Recurly
The trend forces retailers to redesign subscription structures or risk losing a growing share of recurring revenue, reshaping the broader subscription economy.
The subscription economy continues to expand, but the retail segment is now the outlier, contracting as consumers demand more control over recurring purchases. While video and audio services still enjoy double‑digit adoption rates, retail brands face a paradox: overall subscription growth remains healthy at 8.3%, yet their own offerings are losing traction. This divergence highlights a shift from blanket enrollment tactics to a nuanced understanding of shopper intent, where flexibility and perceived value outweigh sheer convenience.
Flexibility has become the new currency in subscription commerce. Recurly’s data shows that 38% of subscribers would rather pause a service than cancel it, yet many retailers still lack a pause feature. Moreover, 65% of users rank flexible, usage‑based pricing as the top personalization driver, and a quarter now equate value with paying only for what they actually use. These insights signal that rigid, flat‑fee models are increasingly misaligned with consumer expectations, prompting brands to experiment with hybrid pricing that blends recurring fees with pay‑per‑use components.

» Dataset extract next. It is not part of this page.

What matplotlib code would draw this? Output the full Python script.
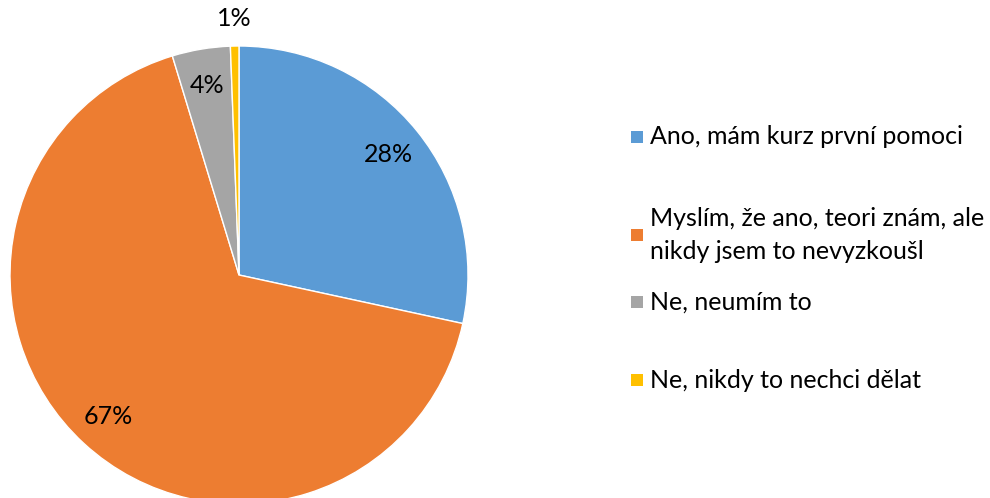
import numpy as np
import matplotlib.pyplot as plt
from matplotlib.patches import Rectangle

plt.rcParams['font.family'] = ['Lato', 'DejaVu Sans']

# data
kategorie = ['Ano, mám kurz první pomoci',
             'Myslím, že ano, teori znám, ale\nnikdy jsem to nevyzkoušl',
             'Ne, neumím to',
             'Ne, nikdy to nechci dělat']
hodnoty = [28.4, 66.9, 4.1, 0.6]
barvy = ['#5B9BD5', '#ED7D31', '#A5A5A5', '#FFC000']

fig = plt.figure(figsize=(9.9, 4.98), dpi=100)
ax = fig.add_axes([10 / 990, -6 / 498, 458 / 990, 458 / 498])

wedges, texty, pcts = ax.pie(hodnoty, colors=barvy, startangle=90, counterclock=False,
                             autopct='%1.0f%%', pctdistance=0.84,
                             wedgeprops=dict(edgecolor='white', linewidth=1),
                             textprops=dict(fontsize=18, color='black'))

# maly dilek - popisek ven
w = wedges[3]
uhel = np.deg2rad((w.theta1 + w.theta2) / 2)
pcts[3].set_position((1.12 * np.cos(uhel), 1.12 * np.sin(uhel)))
pcts[3].set_clip_on(False)

ax.set_xlim(-1, 1)
ax.set_ylim(-1, 1)
ax.set_aspect('equal')
ax.axis('off')

# legenda
legenda_y = [137, 235, 302, 380]
for kat, barva, y in zip(kategorie, barvy, legenda_y):
    fy = 1 - y / 498
    fig.patches.append(Rectangle((631 / 990, fy - 6 / 498), 12 / 990, 12 / 498,
                                 transform=fig.transFigure, facecolor=barva, edgecolor='none'))
    fig.text(650 / 990, fy, kat, fontsize=18, va='center', ha='left', linespacing=1.5)

plt.savefig('out.png', dpi=100)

For retailers, the imperative is clear: integrate pause options, transparent usage metrics, and loyalty incentives into a seamless subscription loop. Companies that couple replenishment services with loyalty rewards can reduce churn and capture higher lifetime value, while those that cling to static plans risk obsolescence. Executives should prioritize data‑driven personalization, align payment infrastructure with retention strategies, and treat subscription management as a continuous engagement cycle rather than a one‑time acquisition funnel. Adapting now will position retailers to reclaim growth as consumer confidence rebounds.